The other day all the housedads had to pick up leaves around campus to get ready for our Annual Open House that evening. It was while picking up leaves that I saw a parallel to what we do working with troubled children. Let me set the scene:
We had two crews of housedads working. One crew was made up of 3 housedads and the other crew was me and another housedad. Both crews were using pick-up trucks of the same size. The crew with three housedads were using leaf rakes and wide pitch fork type tools to put the leaves in the back of the pick-up. Though the housedads were working together, they were all working independently with their own tool, scooping up leaves and then carrying them over to the pick-up and putting them in. When the pick-up was full they would drive down to the pasture and each would use their own tool and push the leaves out of the back of the pick-up until it was empty.
The housedad that was working with me and I took a totally different approach. The first thing that we did was place a large tarp inside the bed of the pick-up as a liner. We tucked the edge of the tarp in the holes in the top of the bed to hold it in place. We then took a smaller tarp and placed it on the ground next to our leaf pile.
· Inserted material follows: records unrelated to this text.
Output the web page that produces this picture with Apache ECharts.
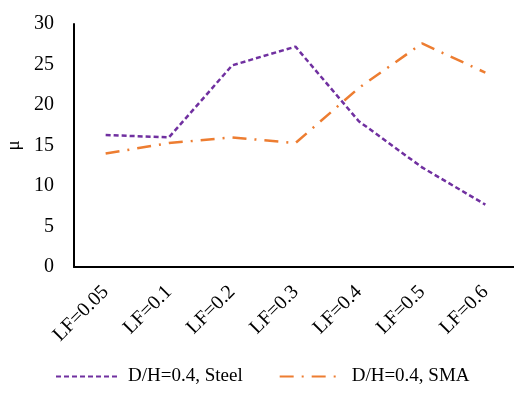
<!DOCTYPE html>
<html><head><meta charset="utf-8">
<script src="https://cdn.jsdelivr.net/npm/echarts@6/dist/echarts.min.js"></script>
<style>html,body{margin:0;padding:0;background:#fff}#c{width:514px;height:394px}</style>
</head><body><div id="c"></div>
<script>
const categories = ['LF=0.05','LF=0.1','LF=0.2','LF=0.3','LF=0.4','LF=0.5','LF=0.6'];
const steel = [16.3, 16.0, 24.9, 27.2, 18.0, 12.3, 7.7];
const sma = [14.0, 15.3, 16.0, 15.3, 22.1, 27.6, 24.0];
const seriesNames = ['D/H=0.4, Steel', 'D/H=0.4, SMA'];
const yTicks = {min: 0, max: 30, interval: 5};
const font = 'Liberation Serif';
const chart = echarts.init(document.getElementById('c'));
chart.setOption({
  animation: false,
  grid: {left: 74, top: 24, bottom: 127, width: 443, containLabel: false, outerBoundsMode: 'none'},
  xAxis: {
    type: 'category', data: categories, boundaryGap: true,
    axisLine: {lineStyle: {color: '#000', width: 2}},
    axisTick: {show: false},
    axisLabel: {rotate: 45, color: '#000', fontFamily: font, fontSize: 20, margin: 22, interval: 0}
  },
  yAxis: {
    type: 'value', min: yTicks.min, max: yTicks.max, interval: yTicks.interval,
    name: 'μ', nameLocation: 'middle', nameGap: 50, nameRotate: 90,
    nameTextStyle: {color: '#000', fontFamily: font, fontSize: 19},
    axisLine: {show: true, lineStyle: {color: '#000', width: 2}},
    axisTick: {show: false},
    splitLine: {show: false},
    axisLabel: {color: '#000', fontFamily: font, fontSize: 20, margin: 20}
  },
  legend: {
    bottom: 3, left: 50, itemWidth: 62, itemHeight: 12, itemGap: 36,
    itemStyle: {opacity: 0},
    textStyle: {color: '#000', fontFamily: font, fontSize: 19, padding: [0,0,0,5]},
    data: seriesNames
  },
  series: [
    {name: seriesNames[0], type: 'line', data: steel, symbol: 'none',
     lineStyle: {color: '#7030A0', width: 2.5, type: [5, 3]}, itemStyle: {color: '#7030A0'}},
    {name: seriesNames[1], type: 'line', data: sma, symbol: 'none',
     lineStyle: {color: '#ED7D31', width: 2.5, type: [14, 8, 2, 8]}, itemStyle: {color: '#ED7D31'}}
  ]
});
</script></body></html>
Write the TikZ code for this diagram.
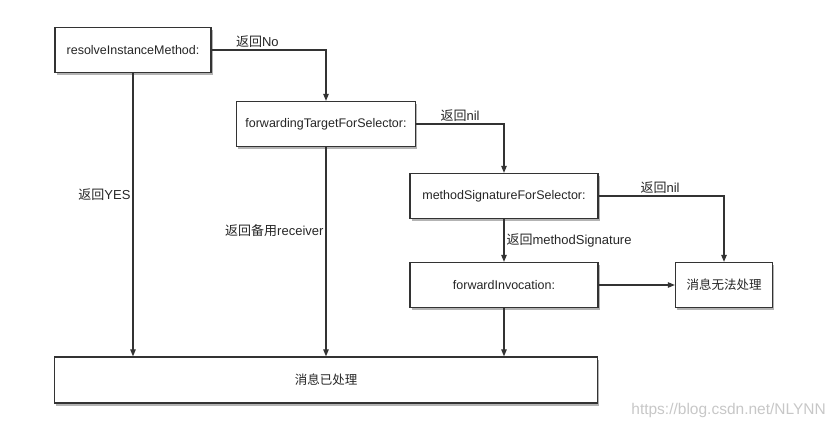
\documentclass[tikz,border=0pt]{standalone}
\usepackage{fontspec}
\setmainfont{Liberation Sans}
\newfontfamily\cjk{Noto Sans CJK SC}
\usetikzlibrary{arrows.meta,positioning,shadows}
\newcommand{\zh}[1]{{\cjk #1}}

\begin{document}
\begin{tikzpicture}[x=1pt,y=-1pt,>={Triangle[length=7pt,width=5.5pt]},on grid,
	box/.style={draw=black!80,line width=1.3pt,fill=white,minimum height=45pt,text=black!85,font=\fontsize{12.5}{14}\selectfont,drop shadow={shadow xshift=1.5pt,shadow yshift=-2.5pt,opacity=0.6}},
	lbl/.style={font=\fontsize{13}{15}\selectfont,text=black!85,inner sep=2pt},
	flow/.style={->,draw=black!80,line width=1.1pt}]
	\useasboundingbox (0,0) rectangle (836,431);
	\node[box,minimum width=156pt] (res)  at (133,50) {resolveInstanceMethod:};
	\node[box,minimum width=179pt] (fwd)  [below right=74pt and 193pt of res] {forwardingTargetForSelector:};
	\node[box,minimum width=188pt] (mss)  [below right=72pt and 178pt of fwd] {methodSignatureForSelector:};
	\node[box,minimum width=188pt] (inv)  [below=89pt of mss] {forwardInvocation:};
	\node[box,minimum width=97pt]  (fail) [right=220pt of inv] {\zh{消息无法处理}};
	\node[box,minimum width=543pt,minimum height=46pt] (done) [below=256pt of fwd] {\zh{消息已处理}};
	\node[font=\fontsize{15.5}{17}\selectfont,text=black!22,anchor=east,inner sep=0pt] (mark) at (826,410) {https://blog.csdn.net/NLYNN};

	\draw[flow] (res.east) -| node[lbl,pos=0.2,above] {\zh{返回}No} (fwd.north);
	\draw[flow] (res.south) -- node[lbl,pos=0.43,left] {\zh{返回}YES} (res.south |- done.north);
	\draw[flow] (fwd.east) -| node[lbl,pos=0.25,above] {\zh{返回}nil} (mss.north);
	\draw[flow] (fwd.south) -- node[lbl,pos=0.4,left] {\zh{返回备用}receiver} (done.north);
	\draw[flow] (mss.east) -| node[lbl,pos=0.245,above] {\zh{返回}nil} (fail.north);
	\draw[flow] (mss.south) -- node[lbl,pos=0.5,right] {\zh{返回}methodSignature} (inv.north);
	\draw[flow] (inv.east) -- (fail.west);
	\draw[flow] (inv.south) -- (inv.south |- done.north);
\end{tikzpicture}
\end{document}
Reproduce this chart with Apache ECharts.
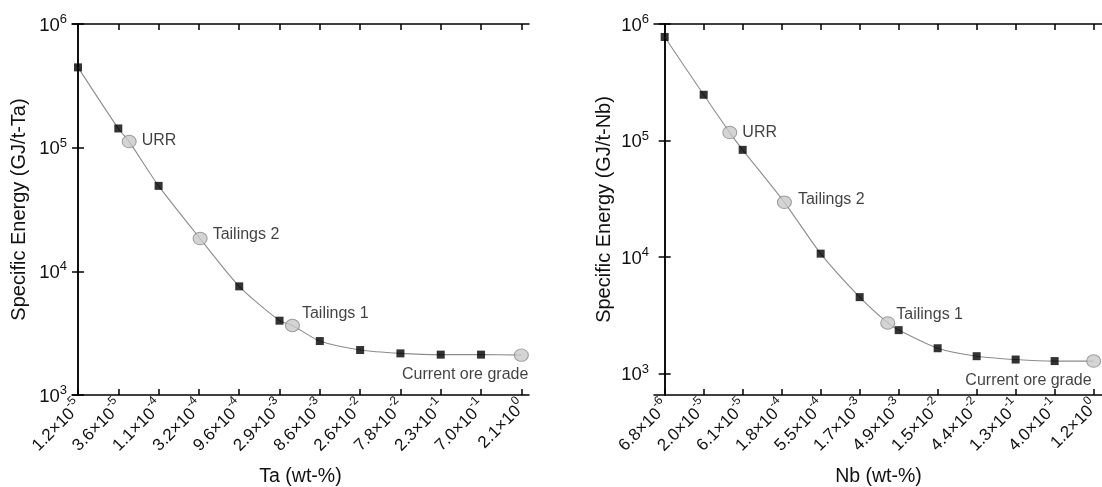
<!DOCTYPE html>
<html>
<head>
<meta charset="utf-8">
<script src="https://cdn.jsdelivr.net/npm/echarts@6/dist/echarts.min.js"></script>
<style>
html,body{margin:0;padding:0;background:#fff;}
#c{width:1102px;height:487px;}
</style>
</head>
<body>
<div id="c"></div>
<script>
// ---- Data ----
const taTickLabels = ['1.2×10^-5','3.6×10^-5','1.1×10^-4','3.2×10^-4','9.6×10^-4','2.9×10^-3','8.6×10^-3','2.6×10^-2','7.8×10^-2','2.3×10^-1','7.0×10^-1','2.1×10^0'];
const nbTickLabels = ['6.8×10^-6','2.0×10^-5','6.1×10^-5','1.8×10^-4','5.5×10^-4','1.7×10^-3','4.9×10^-3','1.5×10^-2','4.4×10^-2','1.3×10^-1','4.0×10^-1','1.2×10^0'];
const yTickValues = [1000, 10000, 100000, 1000000];

// grade position (tick index) and specific energy (GJ/t)
const taSquareX = [0, 1, 2, 4, 5, 6, 7, 8, 9, 10];
const taSquareY = [446000, 143000, 49100, 7560, 3990, 2730, 2310, 2170, 2120, 2120];
const taCircleNames = ['URR', 'Tailings 2', 'Tailings 1', 'Current ore grade'];
const taCircleX = [1.27, 3.03, 5.32, 11];
const taCircleY = [112000, 18400, 3650, 2100];

const nbSquareX = [0, 1, 2, 4, 5, 6, 7, 8, 9, 10];
const nbSquareY = [774000, 247000, 83200, 10700, 4530, 2360, 1650, 1410, 1320, 1280];
const nbCircleNames = ['URR', 'Tailings 2', 'Tailings 1', 'Current ore grade'];
const nbCircleX = [1.67, 3.07, 5.72, 11];
const nbCircleY = [117000, 29500, 2720, 1280];

// ---- Styling / build ----
const FONT = '"Liberation Sans", Arial, sans-serif';
const TXT = '#111';

const labelStyles = {
  left: {
    'URR': {position: 'right', distance: 5, offset: [0, -1]},
    'Tailings 2': {position: 'right', distance: 5, offset: [0, -4]},
    'Tailings 1': {position: 'right', distance: 2, offset: [0, -12]},
    'Current ore grade': {position: 'bottom', align: 'right', distance: 5, offset: [7, 0]}
  },
  right: {
    'URR': {position: 'right', distance: 5, offset: [0, 0]},
    'Tailings 2': {position: 'right', distance: 6, offset: [0, -3]},
    'Tailings 1': {position: 'right', distance: 1, offset: [0, -8]},
    'Current ore grade': {position: 'bottom', align: 'right', distance: 5, offset: [-2, 0]}
  }
};

function xTickFmt(labels) {
  return function (v) {
    const i = Math.round(v);
    if (Math.abs(v - i) > 1e-6 || i < 0 || i >= labels.length) return '';
    const parts = labels[i].split('^');
    return '{b|' + parts[0] + '}{s|' + parts[1] + '}';
  };
}
function yTickFmt(v) {
  const e = Math.round(Math.log10(v));
  if (Math.abs(Math.pow(10, e) - v) > 1e-6 * v) return '';
  return '{b|10}{s|' + e + '}';
}

const ticksIdx = [0,1,2,3,4,5,6,7,8,9,10,11];

function makeAxes(gridIndex, xmin, xmax, ymin, labels, name, yGap) {
  const xAxes = [
    {
      type: 'value', gridIndex, min: xmin, max: xmax, position: 'bottom',
      name, nameLocation: 'middle', nameGap: 72,
      nameTextStyle: {fontFamily: FONT, fontSize: 19.5, color: TXT},
      axisLine: {show: true, lineStyle: {color: '#000', width: 1.5}},
      axisTick: {show: true, inside: true, length: 6, customValues: ticksIdx, lineStyle: {color: '#000', width: 1.5}},
      axisLabel: {
        show: true, rotate: 45, margin: 7, customValues: ticksIdx, formatter: xTickFmt(labels),
        rich: {
          b: {fontFamily: FONT, fontSize: 17, color: TXT, lineHeight: 22, verticalAlign: 'bottom'},
          s: {fontFamily: FONT, fontSize: 12, color: TXT, lineHeight: 22, verticalAlign: 'top'}
        }
      },
      splitLine: {show: false}
    },
    {
      type: 'value', gridIndex, min: xmin, max: xmax, position: 'top',
      axisLine: {show: true, lineStyle: {color: '#000', width: 1.5}},
      axisTick: {show: true, inside: true, length: 6, customValues: ticksIdx, lineStyle: {color: '#000', width: 1.5}},
      axisLabel: {show: false},
      splitLine: {show: false}
    }
  ];
  const yAxes = [
    {
      type: 'log', logBase: 10, gridIndex, min: ymin, max: 1000000, position: 'left',
      name: 'Specific Energy (GJ/t-' + name.split(' ')[0] + ')',
      nameLocation: 'middle', nameGap: yGap, nameRotate: 90,
      nameTextStyle: {fontFamily: FONT, fontSize: 20, color: TXT},
      axisLine: {show: true, lineStyle: {color: '#000', width: 1.5}},
      axisTick: {show: true, inside: true, length: 6, customValues: yTickValues, lineStyle: {color: '#000', width: 1.5}},
      minorTick: {show: false},
      axisLabel: {
        show: true, margin: 5, customValues: yTickValues, formatter: yTickFmt,
        rich: {
          b: {fontFamily: FONT, fontSize: 18.5, color: TXT, lineHeight: 22, verticalAlign: 'bottom'},
          s: {fontFamily: FONT, fontSize: 13, color: TXT, lineHeight: 22, verticalAlign: 'top'}
        }
      },
      splitLine: {show: false}
    },
    {
      type: 'log', logBase: 10, gridIndex, min: ymin, max: 1000000, position: 'right',
      axisLine: {show: true, lineStyle: {color: '#000', width: 1.5}},
      axisTick: {show: true, inside: true, length: 6, customValues: yTickValues, lineStyle: {color: '#000', width: 1.5}},
      axisLabel: {show: false},
      splitLine: {show: false}
    }
  ];
  return {xAxes, yAxes};
}

function makeSeries(axisBase, sqX, sqY, cNames, cX, cY, side) {
  const pts = [];
  sqX.forEach((x, i) => pts.push([x, sqY[i]]));
  cX.forEach((x, i) => pts.push([x, cY[i]]));
  pts.sort((a, b) => a[0] - b[0]);
  const xi = axisBase.x, yi = axisBase.y;
  return [
    {
      type: 'line', xAxisIndex: xi, yAxisIndex: yi, data: pts, showSymbol: false, symbol: 'none',
      smooth: 0.25, lineStyle: {color: '#8c8c8c', width: 1.1}, z: 1, silent: true
    },
    {
      type: 'scatter', xAxisIndex: xi, yAxisIndex: yi, symbol: 'rect', symbolSize: 8,
      itemStyle: {color: '#000'}, data: sqX.map((x, i) => [x, sqY[i]]), z: 3
    },
    {
      type: 'scatter', xAxisIndex: xi, yAxisIndex: yi, symbol: 'circle', symbolSize: [14, 12.5],
      itemStyle: {color: '#c9c9c9', borderColor: '#8a8a8a', borderWidth: 1}, z: 4,
      data: cNames.map((n, i) => {
        const ls = labelStyles[side][n];
        return {
          name: n, value: [cX[i], cY[i]],
          label: Object.assign({show: true, formatter: '{b}', fontFamily: FONT, fontSize: 16, color: TXT}, ls)
        };
      })
    }
  ];
}

const L = makeAxes(0, -0.149, 11.19, 1000, taTickLabels, 'Ta (wt-%)', 43);
const R = makeAxes(1, -0.274, 11.24, 655, nbTickLabels, 'Nb (wt-%)', 40);

const option = {
  backgroundColor: '#fff',
  animation: false,
  grid: [
    {left: 72, top: 24, width: 457, height: 371, containLabel: false, outerBoundsMode: 'none'},
    {left: 654, top: 24, width: 449, height: 371, containLabel: false, outerBoundsMode: 'none'}
  ],
  xAxis: [].concat(L.xAxes, R.xAxes),
  yAxis: [].concat(L.yAxes, R.yAxes),
  series: [].concat(
    makeSeries({x: 0, y: 0}, taSquareX, taSquareY, taCircleNames, taCircleX, taCircleY, 'left'),
    makeSeries({x: 2, y: 2}, nbSquareX, nbSquareY, nbCircleNames, nbCircleX, nbCircleY, 'right')
  )
};

const chart = echarts.init(document.getElementById('c'), null, {renderer: 'canvas'});
chart.setOption(option);
</script>
</body>
</html>
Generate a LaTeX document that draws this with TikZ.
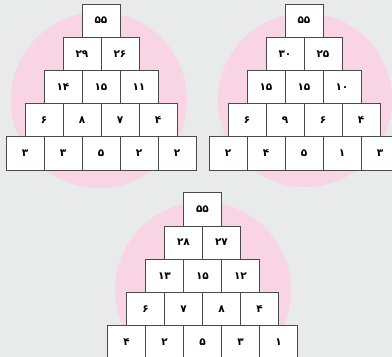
\documentclass[tikz,border=0pt]{standalone}
\usepackage{fontspec}
\newfontfamily\persianfont[Script=Arabic]{DejaVu Sans}
\usetikzlibrary{positioning}
\definecolor{pagegray}{HTML}{E9EAEA}
\definecolor{softpink}{HTML}{F8D4E4}
\definecolor{edgegray}{HTML}{4A4A4A}

\begin{document}
\begin{tikzpicture}[
    x=1pt, y=-1pt,
    cell/.style={rectangle, draw=edgegray, line width=0.8pt, fill=white,
                 minimum width=38pt, minimum height=33.2pt, inner sep=0pt, outer sep=0pt,
                 text centered, font=\persianfont\bfseries\fontsize{10.5}{12}\selectfont},
    halo/.style={fill=softpink},
]
\useasboundingbox (0,0) rectangle (392,357);
\clip (0,0) rectangle (392,357);
\fill[pagegray] (0,0) rectangle (392,357);

% Pink discs
\fill[halo] (99,100) circle[radius=88pt];
\fill[halo] (305,100) circle[radius=87pt];
\fill[halo] (203,290) circle[radius=88pt];

% Pyramid 1
\node[cell] (a1) at (101,20.6) {۵۵};
\node[cell, below=0pt of a1.south west] (a21) {۲۹};
\node[cell, below=0pt of a1.south east] (a22) {۲۶};
\node[cell, below=0pt of a21.south west] (a31) {۱۴};
\node[cell, below=0pt of a21.south east] (a32) {۱۵};
\node[cell, below=0pt of a22.south east] (a33) {۱۱};
\node[cell, below=0pt of a31.south west] (a41) {۶};
\node[cell, below=0pt of a31.south east] (a42) {۸};
\node[cell, below=0pt of a32.south east] (a43) {۷};
\node[cell, below=0pt of a33.south east] (a44) {۴};
\node[cell, below=0pt of a41.south west] (a51) {۳};
\node[cell, below=0pt of a41.south east] (a52) {۳};
\node[cell, below=0pt of a42.south east] (a53) {۵};
\node[cell, below=0pt of a43.south east] (a54) {۲};
\node[cell, below=0pt of a44.south east] (a55) {۲};

% Pyramid 2
\node[cell] (b1) at (304,20.6) {۵۵};
\node[cell, below=0pt of b1.south west] (b21) {۳۰};
\node[cell, below=0pt of b1.south east] (b22) {۲۵};
\node[cell, below=0pt of b21.south west] (b31) {۱۵};
\node[cell, below=0pt of b21.south east] (b32) {۱۵};
\node[cell, below=0pt of b22.south east] (b33) {۱۰};
\node[cell, below=0pt of b31.south west] (b41) {۶};
\node[cell, below=0pt of b31.south east] (b42) {۹};
\node[cell, below=0pt of b32.south east] (b43) {۶};
\node[cell, below=0pt of b33.south east] (b44) {۴};
\node[cell, below=0pt of b41.south west] (b51) {۲};
\node[cell, below=0pt of b41.south east] (b52) {۴};
\node[cell, below=0pt of b42.south east] (b53) {۵};
\node[cell, below=0pt of b43.south east] (b54) {۱};
\node[cell, below=0pt of b44.south east] (b55) {۳};

% Pyramid 3
\node[cell] (c1) at (202.5,209.3) {۵۵};
\node[cell, below=0pt of c1.south west] (c21) {۲۸};
\node[cell, below=0pt of c1.south east] (c22) {۲۷};
\node[cell, below=0pt of c21.south west] (c31) {۱۳};
\node[cell, below=0pt of c21.south east] (c32) {۱۵};
\node[cell, below=0pt of c22.south east] (c33) {۱۲};
\node[cell, below=0pt of c31.south west] (c41) {۶};
\node[cell, below=0pt of c31.south east] (c42) {۷};
\node[cell, below=0pt of c32.south east] (c43) {۸};
\node[cell, below=0pt of c33.south east] (c44) {۴};
\node[cell, below=0pt of c41.south west] (c51) {۴};
\node[cell, below=0pt of c41.south east] (c52) {۲};
\node[cell, below=0pt of c42.south east] (c53) {۵};
\node[cell, below=0pt of c43.south east] (c54) {۳};
\node[cell, below=0pt of c44.south east] (c55) {۱};

\end{tikzpicture}
\end{document}
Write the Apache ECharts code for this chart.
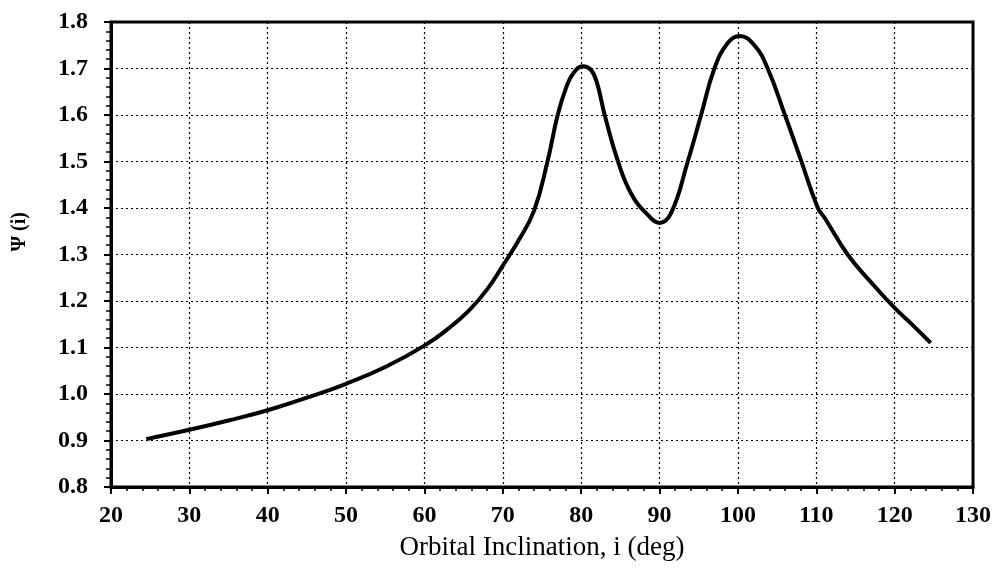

Each of us would stand on opposite corners of the tarp and use our leaf rakes to pull leaves onto the tarp. When the small tarp was full we would each grab two corners, and together carry the tarp over to the pick-up and together dump it into the back. When the pick-up was full we would drive down to the pasture and each of us would grab a corner of the larger tarp and pull it onto the ground with the leaves in it. When the load was on the ground we would roll the leaves off the tarp by lifting one edge together and then start the process all over again.
Using our process, we were making three trips to the pasture for every one of theirs, yet if we had not been working together as a team and using the same tools our method would have not worked at all. Seeing the success we were having with our method didn’t inspire the other crew to start doing it our way and our method seemed like less physical work to us so we weren’t bothered that we were moving three times the leaves.
The parallel that I see with residential childcare is this: We can all be doing our own thing, using our own methods and not really worrying about how others are doing it. Not really worrying about what the administration or treatment team wants or empowering relief staff to continue what we are doing in our house or program. Not take into consideration the parents of the children, the schools, or numerous other people involved with the children we care for and still accomplish the task of caring for children.
We can work together as a team – using the same tools. Consult with administration and treatment teams. Work with the parents and schools and counselors and pastors and others to come up with a plan with each person executing their part. When we do this, I think we will really be able to accomplish something in the lives of the children we care for.
I hope you see what I am saying. If not – I hope you discovered an easier way to move leaves.